By Karen Brettell
NEW YORK, June 25 (Reuters) - U.S. inflation-linked
government bonds have tumbled to levels that analysts say
approach those common in periods of financial crisis, a sharp
turnaround for what has been one of the best-performing bond
classes in recent years.
Bond markets around the world have been rocked by the shift
in thinking from the U.S. Federal Reserve, which Fed chairman
Ben Bernanke made clear last week when he said the U.S. central
bank may start paring bond purchases later in the year.
But the relative illiquidity of Treasuries
Inflation-Protected Securities and the large number of long
positions in that market made the rout in these securities even
worse as investors headed for the exits. TIPS have been strong
performers in recent years as investors sought protection on the
expectation that bond purchases would increase inflation.

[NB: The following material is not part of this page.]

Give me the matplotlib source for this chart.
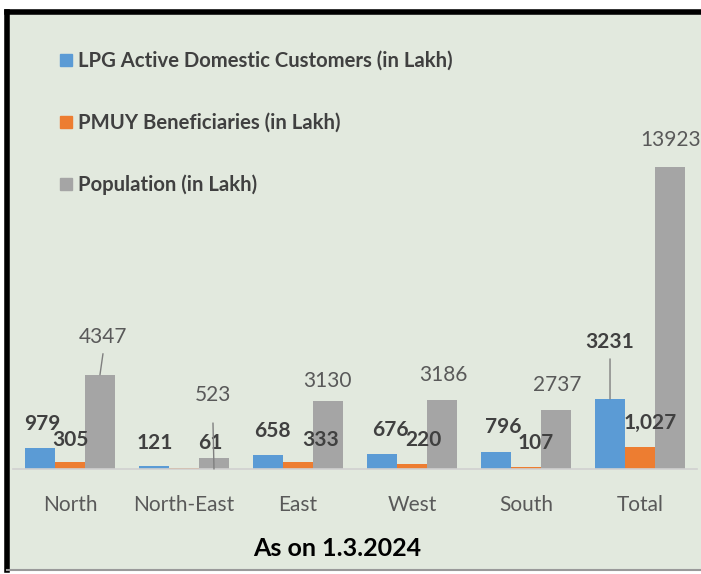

That hasn't happened, however, and the bonds dramatically
worsened after Bernanke downplayed concerns about low inflation,
stating that he expects price pressures to rise back to the
Fed's targets. Bernanke focused instead on the improving economy
and falling unemployment rate.
"The market is unprotected, where it thought it had a little
bit of protection in the form of the Fed," said Aaron Kohli, an
interest rates strategist at BNP Paribas in New York. "It's
showing you that there is a good risk of financial stress, that
there are liquidity concerns ahead."
Many TIPS funds have been left smarting from the turmoil.

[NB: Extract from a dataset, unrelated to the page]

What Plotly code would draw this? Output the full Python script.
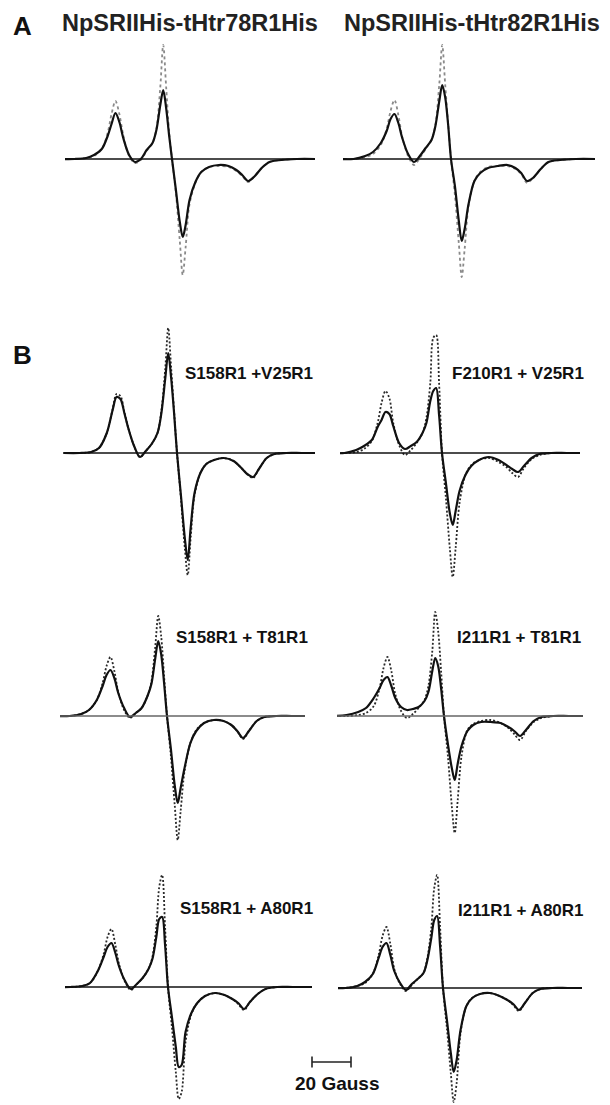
import plotly.graph_objects as go

# magnetic field offset from the centre line (Gauss), shared by all spectra
field = [-58, -50, -44, -40, -36, -33, -31, -29, -27, -25,
         -22, -19, -16, -13, -10, -8, -6, -4.5, -3, -1.5,
         0, 2, 4, 5.5, 7, 9, 12, 15, 19, 24,
         29, 33, 36, 39, 42, 46, 50, 56, 64, 74]

# first-derivative EPR amplitudes (a.u.), solid = measured, dotted = comparison
a78_solid = [0, 0, 0.01, 0.04, 0.10, 0.23, 0.35, 0.46, 0.37, 0.21,
             0.04, -0.03, 0.00, 0.09, 0.16, 0.29, 0.54, 0.69, 0.51, 0.24,
             0, -0.31, -0.63, -0.78, -0.66, -0.41, -0.23, -0.13, -0.08, -0.06,
             -0.07, -0.11, -0.16, -0.22, -0.18, -0.09, -0.03, -0.01, 0, 0]
a78_dotted = [0, 0, 0.01, 0.03, 0.10, 0.26, 0.45, 0.58, 0.45, 0.24,
              0.03, -0.04, -0.01, 0.08, 0.16, 0.30, 0.72, 1.14, 0.72, 0.28,
              0, -0.34, -0.82, -1.16, -0.88, -0.45, -0.24, -0.13, -0.08, -0.07,
              -0.08, -0.12, -0.17, -0.23, -0.18, -0.09, -0.03, -0.01, 0, 0]
a82_solid = [0, 0, 0.03, 0.07, 0.16, 0.28, 0.40, 0.45, 0.36, 0.21,
             0.05, -0.03, 0.03, 0.11, 0.19, 0.33, 0.58, 0.74, 0.62, 0.35,
             0, -0.27, -0.62, -0.82, -0.70, -0.45, -0.22, -0.14, -0.09, -0.07,
             -0.06, -0.09, -0.14, -0.22, -0.19, -0.10, -0.03, -0.01, 0, 0]
a82_dotted = [0, 0, 0.02, 0.05, 0.14, 0.30, 0.48, 0.59, 0.44, 0.22,
              0.03, -0.06, 0.01, 0.10, 0.19, 0.34, 0.75, 1.14, 0.75, 0.36,
              0, -0.36, -0.84, -1.18, -0.90, -0.47, -0.22, -0.13, -0.08, -0.07,
              -0.07, -0.10, -0.15, -0.24, -0.19, -0.10, -0.03, -0.01, 0, 0]

s158_v25_solid = [0, 0, 0.01, 0.05, 0.20, 0.43, 0.56, 0.54, 0.40, 0.25,
                  0.07, -0.04, 0.02, 0.09, 0.20, 0.40, 0.75, 1.00, 0.75, 0.40,
                  0, -0.42, -0.85, -1.07, -0.75, -0.40, -0.20, -0.11, -0.07, -0.05,
                  -0.08, -0.15, -0.21, -0.24, -0.16, -0.05, -0.01, 0, 0, 0]
s158_v25_dotted = [0, 0, 0.01, 0.05, 0.20, 0.44, 0.59, 0.57, 0.41, 0.25,
                   0.07, -0.04, 0.02, 0.09, 0.20, 0.42, 0.85, 1.25, 0.85, 0.42,
                   0, -0.45, -0.95, -1.22, -0.85, -0.42, -0.20, -0.11, -0.07, -0.05,
                   -0.08, -0.15, -0.21, -0.25, -0.16, -0.05, -0.01, 0, 0, 0]
f210_v25_solid = [0, 0, 0.03, 0.07, 0.13, 0.26, 0.33, 0.41, 0.39, 0.27,
                  0.10, 0.04, 0.07, 0.11, 0.20, 0.30, 0.52, 0.62, 0.65, 0.38,
                  0, -0.30, -0.60, -0.72, -0.58, -0.38, -0.22, -0.13, -0.07, -0.04,
                  -0.07, -0.12, -0.16, -0.19, -0.13, -0.05, -0.01, 0, 0, 0]
f210_v25_dotted = [0, 0, 0.01, 0.04, 0.12, 0.30, 0.50, 0.62, 0.55, 0.30,
                   0.08, -0.02, 0.03, 0.10, 0.20, 0.35, 0.70, 1.15, 1.18, 0.70,
                   0, -0.45, -0.95, -1.24, -0.95, -0.50, -0.22, -0.12, -0.07, -0.05,
                   -0.09, -0.14, -0.20, -0.24, -0.15, -0.06, -0.02, 0, 0, 0]

s158_t81_solid = [0, 0, 0.02, 0.06, 0.16, 0.30, 0.41, 0.46, 0.38, 0.23,
                  0.08, -0.01, 0.03, 0.08, 0.20, 0.32, 0.58, 0.75, 0.62, 0.33,
                  0, -0.33, -0.70, -0.87, -0.72, -0.52, -0.27, -0.15, -0.07, -0.04,
                  -0.05, -0.09, -0.15, -0.22, -0.15, -0.05, -0.01, 0, 0, 0]
s158_t81_dotted = [0, 0, 0.02, 0.06, 0.16, 0.33, 0.50, 0.59, 0.45, 0.24,
                   0.06, -0.02, 0.03, 0.08, 0.20, 0.34, 0.70, 1.00, 0.80, 0.40,
                   0, -0.40, -0.90, -1.24, -0.95, -0.55, -0.27, -0.14, -0.07, -0.04,
                   -0.05, -0.09, -0.15, -0.23, -0.15, -0.05, -0.01, 0, 0, 0]
i211_t81_solid = [0, 0.01, 0.04, 0.08, 0.18, 0.28, 0.36, 0.39, 0.30, 0.18,
                  0.09, 0.06, 0.07, 0.09, 0.15, 0.24, 0.45, 0.58, 0.50, 0.28,
                  0, -0.28, -0.52, -0.64, -0.48, -0.30, -0.15, -0.09, -0.06, -0.06,
                  -0.07, -0.11, -0.15, -0.20, -0.14, -0.05, -0.01, 0, 0, 0]
i211_t81_dotted = [0, 0, 0.01, 0.03, 0.10, 0.28, 0.48, 0.59, 0.45, 0.22,
                   0.05, -0.02, 0.02, 0.08, 0.16, 0.30, 0.65, 1.04, 0.85, 0.45,
                   0, -0.40, -0.90, -1.17, -0.85, -0.40, -0.14, -0.08, -0.05, -0.04,
                   -0.07, -0.12, -0.18, -0.24, -0.15, -0.06, -0.02, 0, 0, 0]

s158_a80_solid = [0, 0, 0.01, 0.04, 0.16, 0.30, 0.40, 0.44, 0.34, 0.20,
                  0.06, -0.02, 0.03, 0.09, 0.18, 0.28, 0.50, 0.68, 0.70, 0.42,
                  0, -0.30, -0.60, -0.80, -0.78, -0.45, -0.26, -0.16, -0.09, -0.06,
                  -0.08, -0.12, -0.16, -0.22, -0.15, -0.07, -0.02, 0, 0, 0]
s158_a80_dotted = [0, 0, 0.01, 0.04, 0.16, 0.33, 0.50, 0.58, 0.42, 0.22,
                   0.05, -0.03, 0.03, 0.09, 0.18, 0.30, 0.60, 1.00, 1.12, 0.60,
                   0, -0.40, -0.85, -1.12, -1.05, -0.55, -0.27, -0.16, -0.09, -0.06,
                   -0.08, -0.12, -0.17, -0.23, -0.15, -0.07, -0.02, 0, 0, 0]
i211_a80_solid = [0, 0, 0.02, 0.06, 0.14, 0.30, 0.41, 0.45, 0.33, 0.17,
                  0.05, -0.02, 0.04, 0.09, 0.15, 0.28, 0.50, 0.68, 0.72, 0.42,
                  0, -0.32, -0.65, -0.84, -0.72, -0.42, -0.18, -0.10, -0.06, -0.05,
                  -0.08, -0.12, -0.16, -0.22, -0.15, -0.05, -0.01, 0, 0, 0]
i211_a80_dotted = [0, 0, 0.02, 0.05, 0.14, 0.33, 0.52, 0.61, 0.44, 0.19,
                   0.04, -0.03, 0.03, 0.09, 0.15, 0.30, 0.60, 1.00, 1.13, 0.62,
                   0, -0.40, -0.85, -1.14, -0.95, -0.45, -0.18, -0.10, -0.06, -0.05,
                   -0.08, -0.12, -0.17, -0.23, -0.15, -0.05, -0.01, 0, 0, 0]

labels = ["NpSRIIHis-tHtr78R1His", "NpSRIIHis-tHtr82R1His",
          "S158R1 +V25R1", "F210R1 + V25R1",
          "S158R1 + T81R1", "I211R1 + T81R1",
          "S158R1 + A80R1", "I211R1 + A80R1"]
scale_gauss = 20

spectra = [(a78_solid, a78_dotted), (a82_solid, a82_dotted),
           (s158_v25_solid, s158_v25_dotted), (f210_v25_solid, f210_v25_dotted),
           (s158_t81_solid, s158_t81_dotted), (i211_t81_solid, i211_t81_dotted),
           (s158_a80_solid, s158_a80_dotted), (i211_a80_solid, i211_a80_dotted)]
for s, d in spectra:
    assert len(s) == len(field) and len(d) == len(field)

# ---- layout (pixels) ----
W, H = 610, 1105
PXG = 1.95      # pixels per Gauss
PXA = 100.0     # pixels per amplitude unit
# left, right, centre crossing, baseline
panels = [(65, 315, 172, 159), (343, 595, 451, 159),
          (63, 315, 177, 453), (340, 580, 442, 453),
          (60, 305, 167, 716), (337, 583, 444, 716),
          (65, 312, 168, 987), (338, 582, 443, 988)]
label_pos = [(60, 23), (342, 23),
             (315, 373), (586, 373),
             (310, 637), (583, 637),
             (315, 908), (586, 910)]

fig = go.Figure()
layout = dict(width=W, height=H, margin=dict(l=0, r=0, t=0, b=0),
              paper_bgcolor="white", plot_bgcolor="rgba(0,0,0,0)",
              showlegend=False, shapes=[], annotations=[])

for i, ((s, d), (left, right, zero, base)) in enumerate(zip(spectra, panels)):
    n = i + 1
    xa = "x" if n == 1 else f"x{n}"
    ya = "y" if n == 1 else f"y{n}"
    hi = min(1.4, base / PXA)
    lo = min(1.4, (H - base) / PXA)
    layout["xaxis" if n == 1 else f"xaxis{n}"] = dict(
        domain=[left / W, right / W],
        range=[(left - zero) / PXG, (right - zero) / PXG],
        anchor=ya, visible=False, fixedrange=True)
    layout["yaxis" if n == 1 else f"yaxis{n}"] = dict(
        domain=[max(0, 1 - (base + lo * PXA) / H), min(1, 1 - (base - hi * PXA) / H)],
        range=[-lo, hi], anchor=xa, visible=False, fixedrange=True)

    dot_color = "#8a8a8a" if i < 2 else "#2a2a2a"
    dot_dash = "dot" if i < 2 else "2px,2px"
    base_color = "#666666" if i in (4, 5) else "#111111"
    layout["shapes"].append(dict(type="line", xref=f"{xa} domain", yref=ya,
                                 x0=0, x1=1, y0=0, y1=0,
                                 line=dict(color=base_color, width=1.3)))
    fig.add_trace(go.Scatter(x=field, y=d, xaxis=xa, yaxis=ya, mode="lines",
                             line=dict(color=dot_color, width=1.8, dash=dot_dash,
                                       shape="spline", smoothing=0.9)))
    fig.add_trace(go.Scatter(x=field, y=s, xaxis=xa, yaxis=ya, mode="lines",
                             line=dict(color="#111111", width=2.2,
                                       shape="spline", smoothing=0.9)))

    lx, ly = label_pos[i]
    if i < 2:
        layout["annotations"].append(dict(
            text=f"<b>{labels[i]}</b>", x=lx / W, y=1 - ly / H, xref="paper", yref="paper",
            xanchor="left", yanchor="middle", showarrow=False,
            font=dict(family="Liberation Sans, Arial", size=23.5, color="#222222")))
    else:
        layout["annotations"].append(dict(
            text=f"<b>{labels[i]}</b>", x=lx / W, y=1 - ly / H, xref="paper", yref="paper",
            xanchor="right", yanchor="middle", showarrow=False,
            font=dict(family="Liberation Sans, Arial", size=17, color="#111111")))

# panel letters
for letter, (lx, ly) in zip(["A", "B"], [(11, 26), (11, 355)]):
    layout["annotations"].append(dict(
        text=f"<b>{letter}</b>", x=lx / W, y=1 - ly / H, xref="paper", yref="paper",
        xanchor="left", yanchor="middle", showarrow=False,
        font=dict(family="Liberation Sans, Arial", size=26, color="#111111")))

# 20 Gauss scale bar on its own axis with the same px/Gauss
layout["xaxis9"] = dict(domain=[300 / W, 380 / W], range=[-12 / PXG, 68 / PXG],
                        anchor="y9", visible=False, fixedrange=True)
layout["yaxis9"] = dict(domain=[1 - 1072 / H, 1 - 1052 / H], range=[-1, 1],
                        anchor="x9", visible=False, fixedrange=True)
fig.add_trace(go.Scatter(x=[0, scale_gauss], y=[0, 0], xaxis="x9", yaxis="y9",
                         mode="lines+markers", cliponaxis=False,
                         line=dict(color="#222222", width=1.6),
                         marker=dict(symbol="line-ns-open", size=8,
                                     line=dict(color="#222222", width=1.6))))
layout["annotations"].append(dict(
    text=f"<b>{scale_gauss} Gauss</b>", x=337 / W, y=1 - 1083 / H, xref="paper", yref="paper",
    xanchor="center", yanchor="middle", showarrow=False,
    font=dict(family="Liberation Sans, Arial", size=19, color="#111111")))

fig.update_layout(**layout)
# drop the browser's default page margin so the figure fills the window
fig.write_html("out.html", config={"displayModeBar": False},
               post_script="document.body.style.margin='0';")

The two worst-performing fixed income funds year-to-date are
TIPS funds, according to Lipper, a Thomson Reuters company.
The DFA Dimensional Retirement Fixed Income Fund,
with $2.1 million in assets, is down 23.1 percent on the year
while the $350 million Pimco Real Return Asset Fund
has lost 16.4 percent, Lipper data show.
Inflation measures have tumbled and are well below the Fed's
long-term target of around 2 percent. Personal Consumption
Expenditures (PCE) fell to a record low 1.05 percent on the year
in April, the most recent data available. The Consumer Price
Index (CPI) is running at 1.4 percent.
For investors in TIPS and other inflation products,
Bernanke's comments came as a shock, as they expected purchases
would continue until inflation was rising at the upper end of
Fed targets. It is also leaving them flummoxed over what the
impetus for rising prices will be without Fed stimulus in an
improving but still lackluster economic recovery.
"The raw fuel for inflation is there, but it doesn't
necessarily mean that it gets a spark to ignite it," said
Stewart Taylor, co-portfolio manager of the Eaton Vance Short
Term Real Return Fund in Boston, which invests in
short-dated TIPS. That fund is down 1.7 percent this year.

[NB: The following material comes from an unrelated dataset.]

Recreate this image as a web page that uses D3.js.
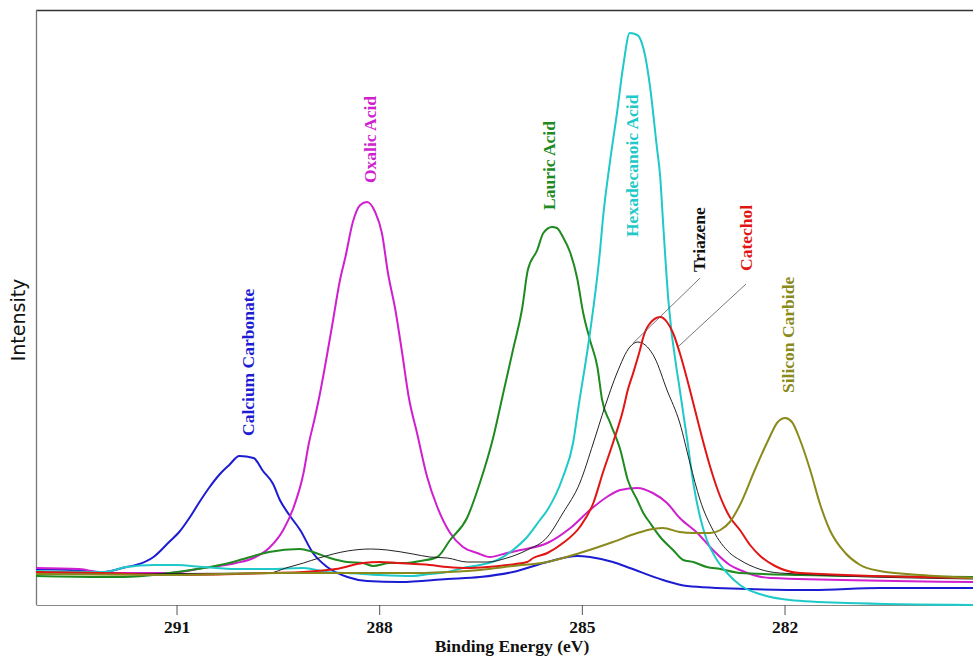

Inflation expectations as measured by TIPS bonds have
plunged, with 10-year levels dropping below the key 2 percent
level that in the past has been associated with more Fed
stimulus, not less. It hit a low of 1.80 percent on Monday
before rising to about 1.96 percent on Tuesday. If the low
levels persist, it may complicate the Fed's ability to exit from
its bond-buying strategy.
The rate has only dropped below 2 percent two other times
since the failure of Lehman Brothers in 2008 sparked a
deflationary shock that initiated the Fed's unconventional
policy. In each case - in late 2010 and 2011 - the Fed responded
with new rounds of bond purchases, or quantitative easing, that
sent inflation expectations back above the 2 percent level.
"In the last 10 years we haven't been below this level of
inflation for a very long period of time, it should be
concerning the Fed right now. All of the latest round of QE has
been undone in a matter of weeks," Kohli said.
Analysts note that moves have been exacerbated by
illiquidity, as TIPS represent only around 10 percent of
outstanding U.S. government debt.
Pension funds, hedge funds and other institutional investors
that bought TIPS in expectation of higher inflation headed to
the exits at the same time, while banks that have been shrinking
their balance sheets have been less able to absorb the selling.
"It's a one-sided market and everyone is looking for bids,"
said Richard Gilhooly, an interest rate strategist at TD
Securities in New York.
The sell-off also reflects the high premium that TIPS bonds
have afforded over the past few years, where investors accepted
negative yields, after accounting for inflation, expecting that
the lost returns would be made up for by rising inflation.
TIPS principal increases when consumer prices rise. Based on
the rise in principal, the interest paid also increases. Falling
inflation expectations makes these bonds less attractive.
The sell-off may be creating opportunities in shorter-dated
TIPS as investors have begun pricing in lower inflation than may
be likely in the near-term. Two-year TIPS breakevens, for
example, have dropped to 87 basis points, said Taylor.
"If over the next two years you think inflation will be
north of 1 percent, you are much better off with a two-year TIPS
than a two-year Treasury," said Taylor.